In Perth, house prices rose 5.7% over the March quarter to a record $1.179 million, extending a 14-quarter growth run. Image: Getty

Australia’s housing market is increasingly diverging, with Sydney and Melbourne both recording quarterly price declines as Perth continues to record strong growth, highlighting a shift in momentum across the country’s major capitals.

The changes come as affordability pressures, borrowing constraints and more cautious buyer behaviour begin to weigh on Australia’s largest and most expensive markets.

According to Domain’s March Quarter House Price Report, Sydney house prices edged down 0.04% ($772) over the March quarter to $1.79 million, ending a three-year run of uninterrupted growth.

Melbourne recorded a larger fall, with house prices down 0.6% ($6,357) to $1.083 million, marking its first quarterly decline in 18 months and reversing part of the gains recorded late last year.

Despite the quarterly softness, annual growth remains positive, with Sydney up 6.6% and Melbourne up 4.4%, although momentum has eased as higher borrowing costs and stretched affordability reshape buyer demand.

Domain’s Chief Residential Economist, Dr Nicola Powell, said the downturn reflects a combination of sentiment and financing constraints.

“The declines we’re seeing in Sydney and Melbourne is as much about changing sentiment as it is about borrowing limits,” she said.

Rather than exiting the market, buyers are adjusting their behaviour, taking longer to commit, negotiating more carefully and increasingly recalibrating budgets.

“Buyers haven’t disappeared, but they’re behaving very differently. There’s less urgency, more negotiation and a much sharper focus on affordability,” Dr Powell said.

Units continue to outperform houses

A clear divide is also emerging between housing types, with unit markets proving more resilient as buyers shift toward lower price points.

Sydney unit prices rose 0.6% ($5,151) over the quarter to a record $848,227, extending growth to 13 consecutive quarters, the longest uninterrupted upswing since the early 2000s. Annual growth strengthened to 3.5%, the fastest pace in 1.5 years.

In Melbourne, unit prices fell 0.4% ($2,674) over the quarter, their first decline in nine months. However, annual growth rose to 5.5%, the strongest result in more than four years, with units outperforming houses for a second consecutive quarter.

Perth continues to lead gains

While Sydney and Melbourne cool, Perth is continuing to record strong growth across both houses and units, underpinned by supply constraints and population growth.

“Perth remains a standout. Prices continue to rise strongly due to extremely low supply, above-average population growth and affordability constraints being far less binding than in Sydney and Melbourne,” Dr Powell said.

Perth house prices rose 5.7% ($63,615) over the March quarter to a record $1.179 million, extending a 14-quarter growth run, the longest since the 2000s.

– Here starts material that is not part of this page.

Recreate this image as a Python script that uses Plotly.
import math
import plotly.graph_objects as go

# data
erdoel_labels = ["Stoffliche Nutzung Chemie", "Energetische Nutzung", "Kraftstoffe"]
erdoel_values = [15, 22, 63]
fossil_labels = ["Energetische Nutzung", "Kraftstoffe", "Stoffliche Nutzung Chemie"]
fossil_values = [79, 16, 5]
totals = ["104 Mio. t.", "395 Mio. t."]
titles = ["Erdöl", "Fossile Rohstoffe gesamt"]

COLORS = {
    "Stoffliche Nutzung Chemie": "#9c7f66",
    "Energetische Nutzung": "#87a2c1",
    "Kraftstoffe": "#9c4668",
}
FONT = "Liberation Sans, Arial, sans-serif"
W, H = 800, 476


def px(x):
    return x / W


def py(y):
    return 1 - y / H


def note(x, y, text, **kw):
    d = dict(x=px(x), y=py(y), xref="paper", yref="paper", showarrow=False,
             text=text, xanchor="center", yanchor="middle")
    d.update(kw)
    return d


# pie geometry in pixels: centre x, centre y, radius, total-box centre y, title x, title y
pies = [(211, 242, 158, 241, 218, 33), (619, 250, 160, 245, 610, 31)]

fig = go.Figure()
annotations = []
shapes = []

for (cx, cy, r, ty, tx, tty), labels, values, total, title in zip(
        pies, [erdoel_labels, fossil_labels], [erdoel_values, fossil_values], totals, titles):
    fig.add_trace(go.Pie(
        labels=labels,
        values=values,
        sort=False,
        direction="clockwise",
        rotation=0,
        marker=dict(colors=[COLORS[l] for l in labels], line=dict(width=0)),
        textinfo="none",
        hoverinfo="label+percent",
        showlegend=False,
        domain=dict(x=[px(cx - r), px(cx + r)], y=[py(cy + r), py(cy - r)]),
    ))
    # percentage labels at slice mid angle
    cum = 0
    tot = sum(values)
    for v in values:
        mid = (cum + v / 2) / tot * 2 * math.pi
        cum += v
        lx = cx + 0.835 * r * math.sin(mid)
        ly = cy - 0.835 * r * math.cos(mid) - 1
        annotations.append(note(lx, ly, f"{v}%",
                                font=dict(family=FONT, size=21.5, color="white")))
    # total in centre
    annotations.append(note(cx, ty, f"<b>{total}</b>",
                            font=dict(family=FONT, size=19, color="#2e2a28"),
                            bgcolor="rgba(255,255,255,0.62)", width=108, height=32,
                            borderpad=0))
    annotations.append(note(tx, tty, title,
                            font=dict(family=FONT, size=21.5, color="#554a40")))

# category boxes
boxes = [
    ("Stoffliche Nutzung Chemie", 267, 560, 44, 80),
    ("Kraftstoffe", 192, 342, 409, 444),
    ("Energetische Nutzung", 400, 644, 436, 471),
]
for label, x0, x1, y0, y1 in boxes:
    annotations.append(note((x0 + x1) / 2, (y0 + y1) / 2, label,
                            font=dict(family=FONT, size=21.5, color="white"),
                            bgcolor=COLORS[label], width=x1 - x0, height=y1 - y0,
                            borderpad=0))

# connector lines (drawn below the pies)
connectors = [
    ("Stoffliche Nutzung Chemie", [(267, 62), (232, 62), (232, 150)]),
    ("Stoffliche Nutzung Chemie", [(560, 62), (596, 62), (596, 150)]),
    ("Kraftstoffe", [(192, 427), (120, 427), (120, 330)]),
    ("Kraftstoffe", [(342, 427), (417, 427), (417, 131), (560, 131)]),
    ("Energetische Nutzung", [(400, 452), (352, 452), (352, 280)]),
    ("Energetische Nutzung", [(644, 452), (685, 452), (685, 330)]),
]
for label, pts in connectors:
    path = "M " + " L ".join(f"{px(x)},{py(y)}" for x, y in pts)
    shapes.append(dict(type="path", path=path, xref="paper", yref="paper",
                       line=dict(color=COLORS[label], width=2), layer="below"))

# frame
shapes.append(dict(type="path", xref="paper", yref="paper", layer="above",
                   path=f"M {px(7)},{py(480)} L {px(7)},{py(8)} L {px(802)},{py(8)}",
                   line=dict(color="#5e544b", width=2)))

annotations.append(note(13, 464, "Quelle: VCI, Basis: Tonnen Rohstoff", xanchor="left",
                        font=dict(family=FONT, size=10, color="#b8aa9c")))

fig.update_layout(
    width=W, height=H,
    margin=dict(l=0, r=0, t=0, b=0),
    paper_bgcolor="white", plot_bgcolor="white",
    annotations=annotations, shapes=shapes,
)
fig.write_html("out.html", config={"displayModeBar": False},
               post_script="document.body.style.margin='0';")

Annual growth remains the strongest nationally at 24.6%.

Perth’s unit market also recorded strong gains, with prices up 6.0% ($39,857) to a record $700,351, and annual growth accelerating to 27.8%, the strongest in the country and the highest since 2006.

The result highlights a national housing market increasingly defined by divergence between capital cities rather than shared momentum.

“Houses in the most expensive markets are feeling the interest rate pressure first, while units are holding up better as buyers reset expectations and look for safer, more accessible price points,” Dr Powell said.